Family That Owns Krispy Kreme, Panera Bread Admit to Nazi Ties

If you’ve ever eaten at Krispy Kreme Doughnuts or spread butter on a bagel purchased at Panera Bread you should know that the owner of these eateries built their wealth on greed, forced labor and enthusiasm for Adolf Hitler.

Along with Krispy Kreme and Panera, Pret A Manger, Einstein Bros. Bagels, Peet’s Coffee, Keurig, Snapple, Dr. Pepper, and cosmetics giant Coty are brands (none of which have participated in the Fair360, formerly DiversityInc Top 50 competition) owned by a single private German company — consumer good conglomerate JAB Holding. The Reimanns are the family behind JAB.

Meet the Reimanns

Germany’s second wealthiest family, the Reimanns, have an estimated net worth of $33 billion euros. Financial Times refers to them as “one of Europe’s wealthiest business dynasties.”

In the early 19th century, Johann Adam Benckiser (JAB) bought a chemicals business in a small southern Germany town and rose to industrial prominence. Ludwig Reimann, the great-great-grandfather of the Reimanns who now own JAB, joined the company and married Benckiser’s daughter.

Reimann took over the company after Benckiser’s death. His son and grandson brought forced labor and Nazism into the business.

Abuse at Work and Home

A four-page report released on Sunday by the German tabloid Bild showed that patriarch Albert Reimann Sr. and his son Albert Reimann Jr. “used Russian civilians and French POWs as forced laborers during World War II.”

Both men, staunch Hitler supporters and anti-Semites, ran the company in the 1930s and 1940s. The Reimanns condoned the abuse of forced laborers in their company, and in their own home.

“Female workers from Eastern Europe were forced to stand at attention naked in their factory barracks,”according to The New York Times. “Those who refused were sexually abused. Workers were kicked and beaten, among them one Russian woman, who cleaned in the Reimanns’ private villa.”

The father and son participated in the abuse.

“It was very common for companies to use forced laborers — but it was not common for a company boss to be in direct and physical contact with these forced laborers,” Andreas Wirsching, director of the Munich-based Leibniz Institute for Contemporary History, said.

According to family spokesman Peter Harf, a JAB Holdings managing partner, the family also conducted research and confirms the legitimacy of the claims.

Harf said the Reimann family was shocked by connections to Nazi abuses.

“Reimann senior and Reimann junior were guilty,” he said. “They belonged actually in prison.”
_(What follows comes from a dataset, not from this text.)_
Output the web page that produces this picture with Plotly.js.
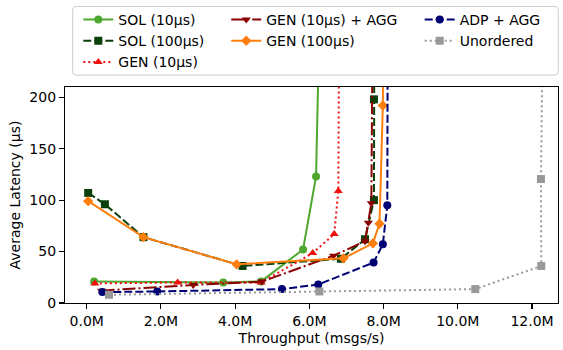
<!DOCTYPE html>
<html>
<head>
<meta charset="utf-8">
<script src="https://cdn.plot.ly/plotly-3.0.1.min.js"></script>
<style>html,body{margin:0;padding:0;background:#fff;}#chart{width:563px;height:350px;}</style>
</head>
<body>
<div id="chart"></div>
<script>
// Throughput in millions of msgs/s, latency in microseconds
var sol10X = [0.2, 3.68, 4.7, 5.83, 6.18, 6.3];
var sol10Y = [21, 20, 21, 52, 123, 320];

var sol100X = [0.04, 0.49, 1.53, 4.2, 6.85, 7.5, 7.74, 7.74, 7.76];
var sol100Y = [107, 96, 64, 36, 43, 62, 100, 198, 400];

var gen10X = [0.22, 2.45, 4.7, 6.09, 6.67, 6.78, 6.82];
var gen10Y = [19, 20, 20, 48.5, 67, 109, 400];

var gen10AggX = [0.4, 2.87, 4.72, 6.65, 7.5, 7.59, 7.67, 7.73];
var gen10AggY = [12, 17.6, 20.8, 46, 60, 78, 97, 400];

var gen100X = [0.04, 1.53, 4.04, 6.92, 7.71, 7.89, 7.98, 8.02];
var gen100Y = [99, 64, 37.6, 43.4, 58, 77, 192, 400];

var adpAggX = [0.42, 1.9, 5.26, 6.24, 7.73, 7.98, 8.1, 8.12];
var adpAggY = [10.6, 11.2, 13.5, 18, 39.3, 57.2, 95, 400];

var unorderedX = [0.6, 6.27, 10.47, 12.25, 12.24, 12.34];
var unorderedY = [8, 11.2, 13.5, 36, 120.5, 400];

var seriesNames = ["SOL (10μs)", "SOL (100μs)", "GEN (10μs)", "GEN (10μs) + AGG", "GEN (100μs)", "ADP + AGG", "Unordered"];

var xTickVals = [0, 2, 4, 6, 8, 10, 12];
var xTickText = ["0.0M", "2.0M", "4.0M", "6.0M", "8.0M", "10.0M", "12.0M"];
var yTickVals = [0, 50, 100, 150, 200];

var LW = 2;
var MS = 8;
function tr(x, y, name, color, dash, symbol, legend) {
  return {
    type: 'scatter', mode: 'lines+markers', x: x, y: y, name: name, legend: legend,
    line: {color: color, width: LW, dash: dash},
    marker: {color: color, size: MS, symbol: symbol, line: {width: 0}},
    cliponaxis: true
  };
}

var data = [
  tr(sol10X, sol10Y, seriesNames[0], '#4ea72e', 'solid', 'circle', 'legend'),
  tr(sol100X, sol100Y, seriesNames[1], '#0b400b', '8px,3px', 'square', 'legend'),
  tr(gen10X, gen10Y, seriesNames[2], '#f01010', '2px,3px', 'triangle-up', 'legend'),
  tr(gen10AggX, gen10AggY, seriesNames[3], '#8b0000', '13px,3px,2px,3px', 'triangle-down', 'legend2'),
  tr(gen100X, gen100Y, seriesNames[4], '#ff7f0e', 'solid', 'diamond', 'legend2'),
  tr(adpAggX, adpAggY, seriesNames[5], '#000075', '8px,3px', 'circle', 'legend3'),
  tr(unorderedX, unorderedY, seriesNames[6], '#999999', '2px,3px', 'square', 'legend3')
];

var FONT = 'DejaVu Sans, sans-serif';
var legBase = {
  orientation: 'v', xanchor: 'left', yanchor: 'top', y: 1.378,
  bgcolor: 'rgba(0,0,0,0)', borderwidth: 0,
  font: {family: FONT, size: 14, color: '#000'},
  tracegroupgap: 0
};
function leg(x) { var o = JSON.parse(JSON.stringify(legBase)); o.x = x; return o; }

// legend frame (rounded rectangle in paper coords)
var fx0 = 0.0156, fx1 = 1.0006, fy0 = 1.0552, fy1 = 1.3728, rx = 0.007, ry = 0.016;
var framePath = 'M' + (fx0 + rx) + ',' + fy1 +
  ' L' + (fx1 - rx) + ',' + fy1 + ' Q' + fx1 + ',' + fy1 + ' ' + fx1 + ',' + (fy1 - ry) +
  ' L' + fx1 + ',' + (fy0 + ry) + ' Q' + fx1 + ',' + fy0 + ' ' + (fx1 - rx) + ',' + fy0 +
  ' L' + (fx0 + rx) + ',' + fy0 + ' Q' + fx0 + ',' + fy0 + ' ' + fx0 + ',' + (fy0 + ry) +
  ' L' + fx0 + ',' + (fy1 - ry) + ' Q' + fx0 + ',' + fy1 + ' ' + (fx0 + rx) + ',' + fy1 + ' Z';

var layout = {
  width: 563, height: 350,
  margin: {l: 65, r: 5, t: 86, b: 46.7},
  paper_bgcolor: '#fff', plot_bgcolor: '#fff',
  font: {family: FONT, size: 14, color: '#000'},
  showlegend: true,
  legend: leg(0.027),
  legend2: leg(0.327),
  legend3: leg(0.7195),
  xaxis: {
    range: [-0.585, 12.70], tickvals: xTickVals, ticktext: xTickText,
    showline: true, linecolor: '#000', linewidth: 1.1, mirror: true,
    ticks: 'outside', ticklen: 5, tickwidth: 1.1, tickcolor: '#000',
    showgrid: false, zeroline: false,
    tickfont: {family: FONT, size: 14, color: '#000'},
    title: {text: 'Throughput (msgs/s)', font: {family: FONT, size: 14, color: '#000'}, standoff: 5}
  },
  yaxis: {
    range: [0, 210], tickvals: yTickVals,
    showline: true, linecolor: '#000', linewidth: 1.1, mirror: true,
    ticks: 'outside', ticklen: 5, tickwidth: 1.1, tickcolor: '#000',
    showgrid: false, zeroline: false,
    tickfont: {family: FONT, size: 14, color: '#000'},
    title: {text: 'Average Latency (μs)', font: {family: FONT, size: 14, color: '#000'}, standoff: 5}
  },
  shapes: [{
    type: 'path', xref: 'paper', yref: 'paper', path: framePath,
    line: {color: '#cccccc', width: 1}, fillcolor: 'rgba(255,255,255,0.8)', layer: 'above'
  }]
};

Plotly.newPlot('chart', data, layout, {displayModeBar: false, staticPlot: true});
</script>
</body>
</html>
The Reimann’s answer is to donate $11 million to charity, however the recipients have not been named.

Is $11 Million Enough?

This family supported the Nazis and benefited from that arrangement. They built $33 billion in wealth, which at the core, forced labor was, at least, partially responsible for. Bild reported that, by 1943, a third of their total workers, about 175, were forced laborers. 

The lives of the descendants of the people abused were affected by the actions of the Reimann family.

Only four family members are currently owners of JAB Holding, who share the immense wealth: Matthias, Renate, Stefan and Wolfgang. 

So is $11 million enough? In light of lives being destroyed, it seems more can be done. 

In the United States, reparations — compensation to the descendants of enslaved Africans and those affected by discriminatory public policies such as Jim Crow laws — remains a topic of debate, most recently among presidential candidates.

Journalist and author Ta-Nehisi Coates offered insight on why some resist the idea of reparations in his widely read 2014 essay, “The Case for Reparations”:

“The idea of reparations is frightening not simply because we might lack the ability to pay. The idea of reparations threatens something much deeper—America’s heritage, history, and standing in the world.”